To find your personal launch position, follow Shelton's guide:

  • Stand at the plate.
  • Hold the bat loosely in your fingertips with your arms forming a "V" and the bat pointing down the first base line (third for lefties).
  • Swing the bat toward the backstop, like you are taking a backswing with a golf club.
  • Stop the bat at the furthest position back. That point is your strongest position—and your launch position.


Even at the Major League level, hitters focus on fundamentals on a daily basis. Shelton says, "I think the best way to prepare all hitters is to develop a daily routine based on fundamentals. Each guy does something different, but all of them work on honing their craft and maintaining fundamentals."

The following routines are done in the cage or on the field before a player takes batting practice. "High school hitters usually just want to go out on the field and hit," Shelton says. "But first you have to nail down the fundamentals in a controlled environment. If we're in the batting cage and I'm tossing balls underhand to a guy 15 feet away, I can control the speed and placement of the ball, and he can control the barrel of the bat, because things are slower and under control. This is when teaching and interaction take place."

Once the Tribe takes the field for BP, they focus on hitting the ball hard (not necessarily aiming for the fences) and getting the barrel of the bat on the plane of the ball. At that point, it is about their bodies reacting and putting everything together.

Develop a daily routine with these fundamental drills.

Tee Ball

  • Place tee on inside of plate and another on outside
  • Assume balanced batting stance with hands in launch position
  • As you begin swing, coach calls "inside" or "outside"
  • React with hands to hit appropriate ball

Shelton Says: "It is sometimes hard to get younger players to hit off a tee, because they think it's only for kids; but our guys work off the tee a lot.

"Begin with one tee in the middle of the plate. If you can't master hitting a ball in the middle of the plate, you're going to have some trouble; it is the best pitch to hit.

"The reactive aspect of this drill eliminates a player's tendency to predetermine where he is going to swing. He doesn't know where a pitch is going to be when he bats in a game, so teaching him to react to ball placement is key. This also improves plate coverage, because players get used to making contact on the inside and outside of the plate."


  • Without a bat, assume balanced batting stance with hands in launch position
  • Hold baseball in top hand
  • Swing and release ball at point of contact

Shelton Says: "Focus on releasing the ball so you throw it directly in the middle of the field. This indicates that you are bringing your hands through the correct bat path. If you release the ball to the right, you are not bringing the bat through the ball. If you release it to the left, you are bringing the bat across the plate and not maintaining a strong position.

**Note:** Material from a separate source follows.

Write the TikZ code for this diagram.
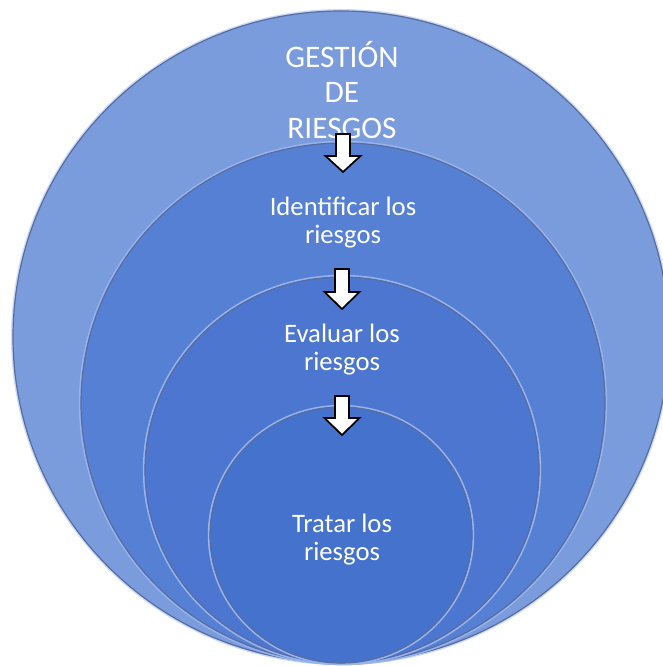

"The key here is to work at being short to the ball—getting the barrel of the bat to the hitting zone as quickly as possible—and then keeping the barrel there as long as possible. Imagine you are swinging so your bat skims a tabletop. Focus on making your bat glide across the table as long as possible, just like you should try to keep your bat on the plane of the ball. This is what makes Centerfielder Grady Sizemore such a good hitter. He has the unique ability to get his bat there quickly, and then keep it there so he can work through the ball.

"In effect, you are driving the ball through the middle of the field. The ball's direction is dictated by where you hit it and what kind of contact you make, but driving through the ball makes for a harder hit."

Slump Buster

Stuck in a slump? Shelton has the solution. "When a guy is struggling at the plate, we look at what causes the slump," he says. "At the Major League level, it's usually the result of pitch selection, or how opposing pitchers attack him as a hitter. Strategy and mental preparation help get these hitters out of a slump.

"The situation is different at the high school level. High school players usually hit a slump when their swing fundamentals break down. This is why it is so important to know your swing and stick to your routine."